We asked the New York State Department of Education about commercial products named in the tests.

"This is the first time we have had 100 percent authentic texts on the assessments," said spokesman Tom Dunn. "They were selected as appropriate to measure the ELA standards. Any brand names that occurred in them were incidental and were cited according to publishing conventions. No one was paid for product placements."

Now, on to comments about the test.

Jody Drezner Alper said she helped her son's third-grade class at P.S. 10 in Brooklyn compose a song about the tests. The idea started with the teacher who wanted the kids to have a song they could sing to feel better about the tests.

"We asked them what they felt about the tests, what types of things they'd rather do in school than test prep, what they'd like to spend time on outside of school," Alper said. "The kids came up with amazing ideas and we took them to work them in to a song."

One line of the lyrics says: "You've heard of sticks and stones, well tests can't break your bones." You can hear most of the song here:

"Keep Calm and Carry On" Class 3-410 with Jody Drezner Alper and Vicky Finney Crouch

"When my son came home after the first test he said it was boring and easy," said Eric Kamander of Rye, New York. He added it helped that his fourth-grade teacher put a silver lining on the tests. "She suggested that they be happy that they're not going to have any homework during test weeks."
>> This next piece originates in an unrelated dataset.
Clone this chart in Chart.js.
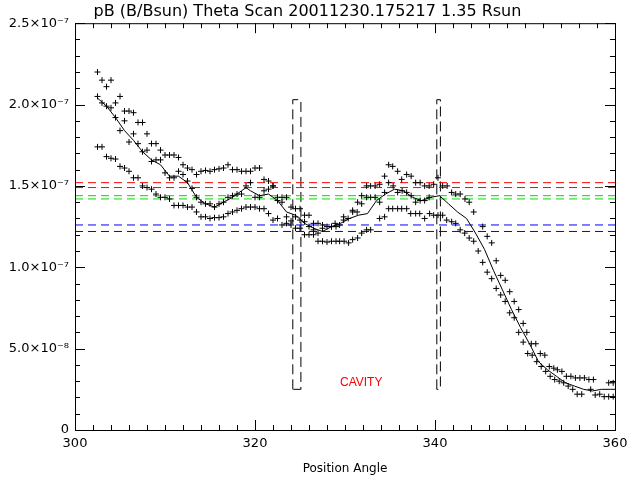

Nicole Dixon, a seventh-grade English teacher said the first day of tests on Tuesday left her "seething with unexpected frustration after months of trying to ignore all the reservations I have about these assessments."
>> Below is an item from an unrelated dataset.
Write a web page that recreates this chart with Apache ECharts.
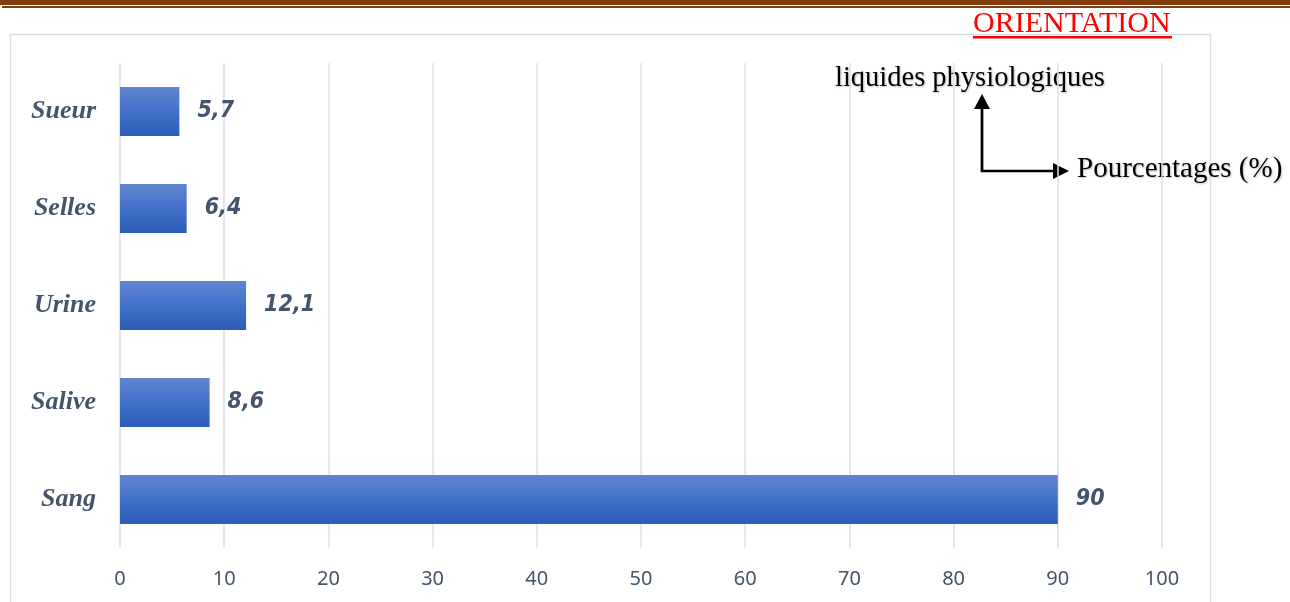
<!DOCTYPE html>
<html><head><meta charset="utf-8">
<script src="https://cdn.jsdelivr.net/npm/echarts@6/dist/echarts.min.js"></script>
<style>html,body{margin:0;padding:0;background:#fff}#c{width:1290px;height:602px}</style>
</head><body><div id="c"></div>
<script>
const categories = ['Sang', 'Salive', 'Urine', 'Selles', 'Sueur'];
const values = [90, 8.6, 12.1, 6.4, 5.7];
const xTicks = [0, 10, 20, 30, 40, 50, 60, 70, 80, 90, 100];

const chart = echarts.init(document.getElementById('c'));
chart.setOption({
  backgroundColor: '#fff',
  animation: false,
  grid: { left: 120, right: 128, top: 63, bottom: 54 },
  xAxis: {
    type: 'value', min: xTicks[0], max: xTicks[xTicks.length - 1], interval: 10,
    axisLine: { show: false }, axisTick: { show: false },
    splitLine: { lineStyle: { color: '#dde1e8', width: 1.5 } },
    axisLabel: { color: '#44546a', fontSize: 20, fontFamily: 'Noto Sans', margin: 21 }
  },
  yAxis: {
    type: 'category', data: categories,
    axisLine: { show: false }, axisTick: { show: false },
    axisLabel: { color: '#44546a', fontSize: 26, fontWeight: 'bold', fontStyle: 'italic',
      fontFamily: 'Liberation Serif', margin: 24 }
  },
  series: [{
    type: 'bar', data: values, barWidth: 49,
    itemStyle: { color: new echarts.graphic.LinearGradient(0, 0, 0, 1, [
      { offset: 0, color: '#6185d0' }, { offset: 0.5, color: '#4271cb' }, { offset: 1, color: '#2d5cb7' }]) },
    label: { show: true, position: 'right', distance: 18, color: '#44546a', fontSize: 23,
      fontWeight: 'bold', fontStyle: 'italic', fontFamily: 'DejaVu Sans Condensed',
      formatter: p => String(p.value).replace('.', ',') }
  }],
  graphic: [
    { type: 'rect', shape: { x: 0, y: 0, width: 1290, height: 5 }, style: { fill: '#843c0c' } },
    { type: 'rect', shape: { x: 2, y: 6, width: 1288, height: 2 }, style: { fill: '#843c0c' } },
    { type: 'rect', shape: { x: 10.5, y: 34.5, width: 1200, height: 600 }, style: { fill: null, stroke: '#d9dce2', lineWidth: 1.5 }, z: -1 },
    { type: 'text', left: 973, top: 9, style: { text: 'ORIENTATION', fill: '#ff0000', font: '30px "Liberation Serif"' } },
    { type: 'rect', shape: { x: 973, y: 36, width: 199, height: 2.5 }, style: { fill: '#ff0000' } },
    { type: 'text', left: 835, top: 64, style: { text: 'liquides physiologiques', fill: '#000', font: '28.5px "Liberation Serif"', textShadowColor: 'rgba(0,0,0,0.25)', textShadowBlur: 2, textShadowOffsetX: 1, textShadowOffsetY: 1 } },
    { type: 'text', left: 1077, top: 155, style: { text: 'Pourcentages (%)', fill: '#000', font: '29px "Liberation Serif"', textShadowColor: 'rgba(0,0,0,0.25)', textShadowBlur: 2, textShadowOffsetX: 1, textShadowOffsetY: 1 } },
    { type: 'polyline', shape: { points: [[982, 105], [982, 171], [1058, 171]] }, style: { stroke: '#000', lineWidth: 2.7, fill: null } },
    { type: 'polygon', shape: { points: [[982, 94], [974, 109], [990, 109]] }, style: { fill: '#000' } },
    { type: 'polygon', shape: { points: [[1069, 171], [1053, 163], [1053, 179]] }, style: { fill: '#000' } }
  ]
});
</script></body></html>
She got her classes ready with lots of writing assignments and drills. But all the prep didn't give the students what they really needed: more time.

"Although my students worked their heart out today, as the end of the test drew near, they simply ran out of time. And now, some of my smartest, most amazing readers and writers hadn't even gotten a chance to read the last few passages and corresponding questions in the book."

She attributed this to the inclusion of field test questions. "Students have significantly less time per question than they had on the test last year," she said.

Nicole Hunn @GFShoestring wrote on Twitter: "I think that, with every passing year, I care less about how my children fare on the ELA test. And I care a LOT about school."

And @c_pichardo wrote" "We're trying to keep our daughter's spirits high... Needless, to say, she's discouraged. Day #1 knocked her."